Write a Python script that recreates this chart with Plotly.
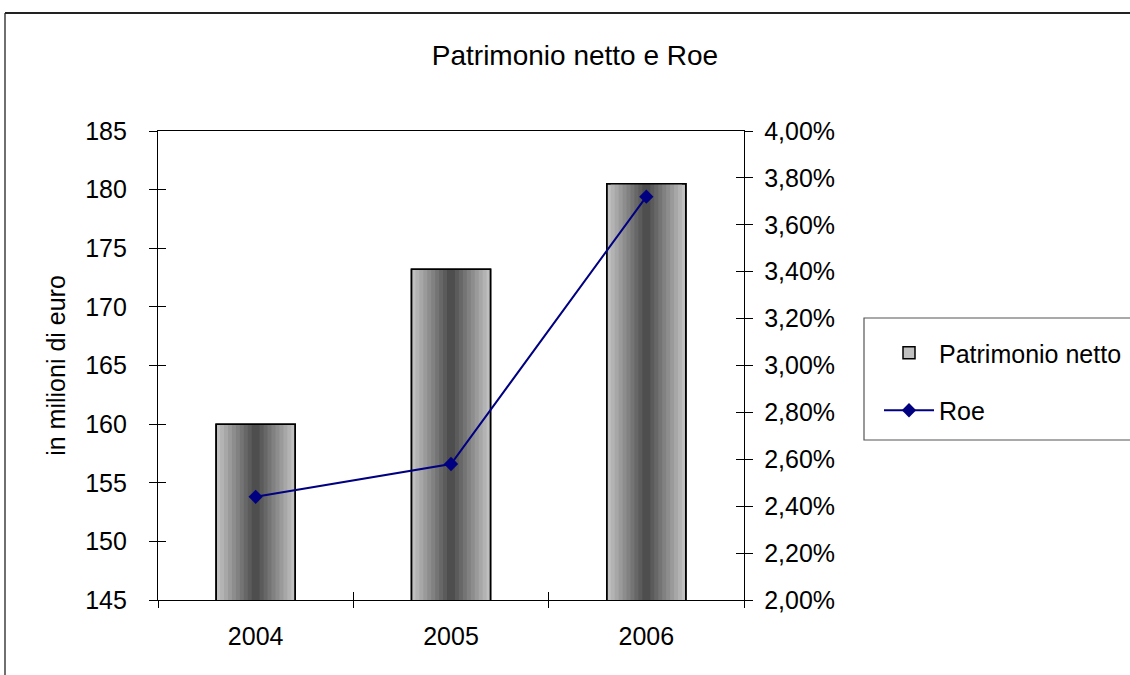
import plotly.graph_objects as go

# ---- data ----
years = ["2004", "2005", "2006"]
patrimonio = [160.0, 173.2, 180.5]          # in milioni di euro
roe = [0.0244, 0.0258, 0.0372]              # Roe, fraction
left_ticks = [145, 150, 155, 160, 165, 170, 175, 180, 185]
right_ticks = [0.020, 0.022, 0.024, 0.026, 0.028, 0.030, 0.032, 0.034, 0.036, 0.038, 0.040]
boundaries = [-0.5, 0.5, 1.5, 2.5]          # category edges on the x axis

FONT = "Liberation Sans, Arial, sans-serif"
W, H = 1130, 675
PL, PR, PT, PB = 158, 744, 131, 600   # plot area in pixels


def px_x(px):
    return (px - PL) / (PR - PL)


def px_y(py):
    return (PB - py) / (PB - PT)


BAR_W = 0.405
N_BANDS = 10
LIGHT = (192, 192, 192)
DARK = (78, 78, 78)

fig = go.Figure()

# Cylinder-like shading: stacked overlay bars, narrowing and darkening toward the centre
for k in range(N_BANDS):
    t = k / (N_BANDS - 1)
    c = tuple(round(LIGHT[i] + (DARK[i] - LIGHT[i]) * t) for i in range(3))
    fig.add_trace(go.Bar(
        x=years, y=patrimonio,
        width=BAR_W * (1 - k / N_BANDS),
        marker=dict(color="rgb(%d,%d,%d)" % c,
                    line=dict(color="black", width=1.5 if k == 0 else 0)),
        name="Patrimonio netto",
        showlegend=(k == 0),
        legendgroup="pn",
        hoverinfo="skip" if k else None,
    ))

# crisp outline on top of the shading
fig.add_trace(go.Bar(
    x=years, y=patrimonio, width=BAR_W,
    marker=dict(color="rgba(0,0,0,0)", line=dict(color="black", width=1.5)),
    showlegend=False, hoverinfo="skip", legendgroup="pn",
))

fig.add_trace(go.Scatter(
    x=years, y=roe, yaxis="y2", name="Roe", legendgroup="roe",
    mode="lines+markers",
    line=dict(color="#000080", width=2),
    marker=dict(symbol="diamond", size=11, color="#000080"),
))

# empty traces so the inner-tick helper axes get drawn
fig.add_trace(go.Scatter(x=[None], y=[None], xaxis="x2", yaxis="y3",
                         showlegend=False, hoverinfo="skip"))
fig.add_trace(go.Scatter(x=[None], y=[None], xaxis="x2", yaxis="y4",
                         showlegend=False, hoverinfo="skip"))

axis_font = dict(family=FONT, size=25, color="black")
tick_common = dict(tickcolor="black", tickwidth=1, showgrid=False, zeroline=False)

fig.update_layout(
    width=W, height=H,
    margin=dict(l=PL, r=W - PR, t=PT, b=H - PB, autoexpand=False),
    paper_bgcolor="white", plot_bgcolor="white",
    barmode="overlay",
    separators=",.",
    font=dict(family=FONT, size=25, color="black"),
    title=dict(text="Patrimonio netto e Roe", font=dict(family=FONT, size=28, color="black"),
               x=575 / W, xanchor="center", xref="container",
               y=1 - 55 / H, yanchor="middle", yref="container"),
    xaxis=dict(
        type="category", range=[-0.5, 2.5],
        showline=True, linecolor="black", linewidth=1.3, mirror=True,
        ticks="outside", ticklen=7, tickson="boundaries",
        tickfont=axis_font, ticklabelstandoff=14, fixedrange=True,
        **tick_common,
    ),
    xaxis2=dict(
        overlaying="x", anchor="y", side="bottom", range=[-0.5, 2.5],
        tickvals=boundaries, ticks="inside", ticklen=8,
        showticklabels=False, showline=False, **tick_common,
    ),
    yaxis=dict(
        range=[145, 185], tickvals=left_ticks,
        showline=True, linecolor="black", linewidth=1.3,
        ticks="outside", ticklen=8,
        tickfont=axis_font, ticklabelstandoff=17,
        title=dict(text="in milioni di euro", font=axis_font, standoff=12),
        automargin=False, **tick_common,
    ),
    yaxis3=dict(
        overlaying="y", side="left", anchor="x2", range=[145, 185], tickvals=left_ticks,
        ticks="inside", ticklen=8,
        showticklabels=False, showline=False, **tick_common,
    ),
    yaxis2=dict(
        overlaying="y", side="right", anchor="x",
        range=[0.02, 0.04], tickvals=right_ticks, tickformat=".2%",
        showline=True, linecolor="black", linewidth=1.3,
        ticks="outside", ticklen=8,
        tickfont=axis_font, ticklabelstandoff=6,
        automargin=False, **tick_common,
    ),
    yaxis4=dict(
        overlaying="y", side="right", anchor="x2",
        range=[0.02, 0.04], tickvals=right_ticks,
        ticks="inside", ticklen=8,
        showticklabels=False, showline=False, **tick_common,
    ),
    legend=dict(
        x=px_x(879), y=px_y(330), xanchor="left", yanchor="top",
        bgcolor="rgba(0,0,0,0)", borderwidth=0,
        font=dict(family=FONT, size=25, color="black"),
        itemwidth=50, tracegroupgap=22, traceorder="grouped",
    ),
    showlegend=True,
)

# legend frame and outer chart frame
fig.add_shape(type="rect", xref="paper", yref="paper",
              x0=px_x(864), x1=px_x(1140), y0=px_y(440), y1=px_y(318),
              line=dict(color="#555555", width=1.2), fillcolor="rgba(0,0,0,0)", layer="below")
fig.add_shape(type="line", xref="paper", yref="paper",
              x0=px_x(5), x1=px_x(1135), y0=px_y(13), y1=px_y(13),
              line=dict(color="#222222", width=2))
fig.add_shape(type="line", xref="paper", yref="paper",
              x0=px_x(5), x1=px_x(5), y0=px_y(13), y1=px_y(680),
              line=dict(color="#222222", width=1.3))

fig.write_html("out.html")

● **THE TASK**: Quote the data above in full and without alteration; skip the pictures.

● **FINAL RESULT**:
Write a Python script that recreates this chart with Plotly.
import plotly.graph_objects as go

# ---- data ----
years = ["2004", "2005", "2006"]
patrimonio = [160.0, 173.2, 180.5]          # in milioni di euro
roe = [0.0244, 0.0258, 0.0372]              # Roe, fraction
left_ticks = [145, 150, 155, 160, 165, 170, 175, 180, 185]
right_ticks = [0.020, 0.022, 0.024, 0.026, 0.028, 0.030, 0.032, 0.034, 0.036, 0.038, 0.040]
boundaries = [-0.5, 0.5, 1.5, 2.5]          # category edges on the x axis

FONT = "Liberation Sans, Arial, sans-serif"
W, H = 1130, 675
PL, PR, PT, PB = 158, 744, 131, 600   # plot area in pixels


def px_x(px):
    return (px - PL) / (PR - PL)


def px_y(py):
    return (PB - py) / (PB - PT)


BAR_W = 0.405
N_BANDS = 10
LIGHT = (192, 192, 192)
DARK = (78, 78, 78)

fig = go.Figure()

# Cylinder-like shading: stacked overlay bars, narrowing and darkening toward the centre
for k in range(N_BANDS):
    t = k / (N_BANDS - 1)
    c = tuple(round(LIGHT[i] + (DARK[i] - LIGHT[i]) * t) for i in range(3))
    fig.add_trace(go.Bar(
        x=years, y=patrimonio,
        width=BAR_W * (1 - k / N_BANDS),
        marker=dict(color="rgb(%d,%d,%d)" % c,
                    line=dict(color="black", width=1.5 if k == 0 else 0)),
        name="Patrimonio netto",
        showlegend=(k == 0),
        legendgroup="pn",
        hoverinfo="skip" if k else None,
    ))

# crisp outline on top of the shading
fig.add_trace(go.Bar(
    x=years, y=patrimonio, width=BAR_W,
    marker=dict(color="rgba(0,0,0,0)", line=dict(color="black", width=1.5)),
    showlegend=False, hoverinfo="skip", legendgroup="pn",
))

fig.add_trace(go.Scatter(
    x=years, y=roe, yaxis="y2", name="Roe", legendgroup="roe",
    mode="lines+markers",
    line=dict(color="#000080", width=2),
    marker=dict(symbol="diamond", size=11, color="#000080"),
))

# empty traces so the inner-tick helper axes get drawn
fig.add_trace(go.Scatter(x=[None], y=[None], xaxis="x2", yaxis="y3",
                         showlegend=False, hoverinfo="skip"))
fig.add_trace(go.Scatter(x=[None], y=[None], xaxis="x2", yaxis="y4",
                         showlegend=False, hoverinfo="skip"))

axis_font = dict(family=FONT, size=25, color="black")
tick_common = dict(tickcolor="black", tickwidth=1, showgrid=False, zeroline=False)

fig.update_layout(
    width=W, height=H,
    margin=dict(l=PL, r=W - PR, t=PT, b=H - PB, autoexpand=False),
    paper_bgcolor="white", plot_bgcolor="white",
    barmode="overlay",
    separators=",.",
    font=dict(family=FONT, size=25, color="black"),
    title=dict(text="Patrimonio netto e Roe", font=dict(family=FONT, size=28, color="black"),
               x=575 / W, xanchor="center", xref="container",
               y=1 - 55 / H, yanchor="middle", yref="container"),
    xaxis=dict(
        type="category", range=[-0.5, 2.5],
        showline=True, linecolor="black", linewidth=1.3, mirror=True,
        ticks="outside", ticklen=7, tickson="boundaries",
        tickfont=axis_font, ticklabelstandoff=14, fixedrange=True,
        **tick_common,
    ),
    xaxis2=dict(
        overlaying="x", anchor="y", side="bottom", range=[-0.5, 2.5],
        tickvals=boundaries, ticks="inside", ticklen=8,
        showticklabels=False, showline=False, **tick_common,
    ),
    yaxis=dict(
        range=[145, 185], tickvals=left_ticks,
        showline=True, linecolor="black", linewidth=1.3,
        ticks="outside", ticklen=8,
        tickfont=axis_font, ticklabelstandoff=17,
        title=dict(text="in milioni di euro", font=axis_font, standoff=12),
        automargin=False, **tick_common,
    ),
    yaxis3=dict(
        overlaying="y", side="left", anchor="x2", range=[145, 185], tickvals=left_ticks,
        ticks="inside", ticklen=8,
        showticklabels=False, showline=False, **tick_common,
    ),
    yaxis2=dict(
        overlaying="y", side="right", anchor="x",
        range=[0.02, 0.04], tickvals=right_ticks, tickformat=".2%",
        showline=True, linecolor="black", linewidth=1.3,
        ticks="outside", ticklen=8,
        tickfont=axis_font, ticklabelstandoff=6,
        automargin=False, **tick_common,
    ),
    yaxis4=dict(
        overlaying="y", side="right", anchor="x2",
        range=[0.02, 0.04], tickvals=right_ticks,
        ticks="inside", ticklen=8,
        showticklabels=False, showline=False, **tick_common,
    ),
    legend=dict(
        x=px_x(879), y=px_y(330), xanchor="left", yanchor="top",
        bgcolor="rgba(0,0,0,0)", borderwidth=0,
        font=dict(family=FONT, size=25, color="black"),
        itemwidth=50, tracegroupgap=22, traceorder="grouped",
    ),
    showlegend=True,
)

# legend frame and outer chart frame
fig.add_shape(type="rect", xref="paper", yref="paper",
              x0=px_x(864), x1=px_x(1140), y0=px_y(440), y1=px_y(318),
              line=dict(color="#555555", width=1.2), fillcolor="rgba(0,0,0,0)", layer="below")
fig.add_shape(type="line", xref="paper", yref="paper",
              x0=px_x(5), x1=px_x(1135), y0=px_y(13), y1=px_y(13),
              line=dict(color="#222222", width=2))
fig.add_shape(type="line", xref="paper", yref="paper",
              x0=px_x(5), x1=px_x(5), y0=px_y(13), y1=px_y(680),
              line=dict(color="#222222", width=1.3))

fig.write_html("out.html")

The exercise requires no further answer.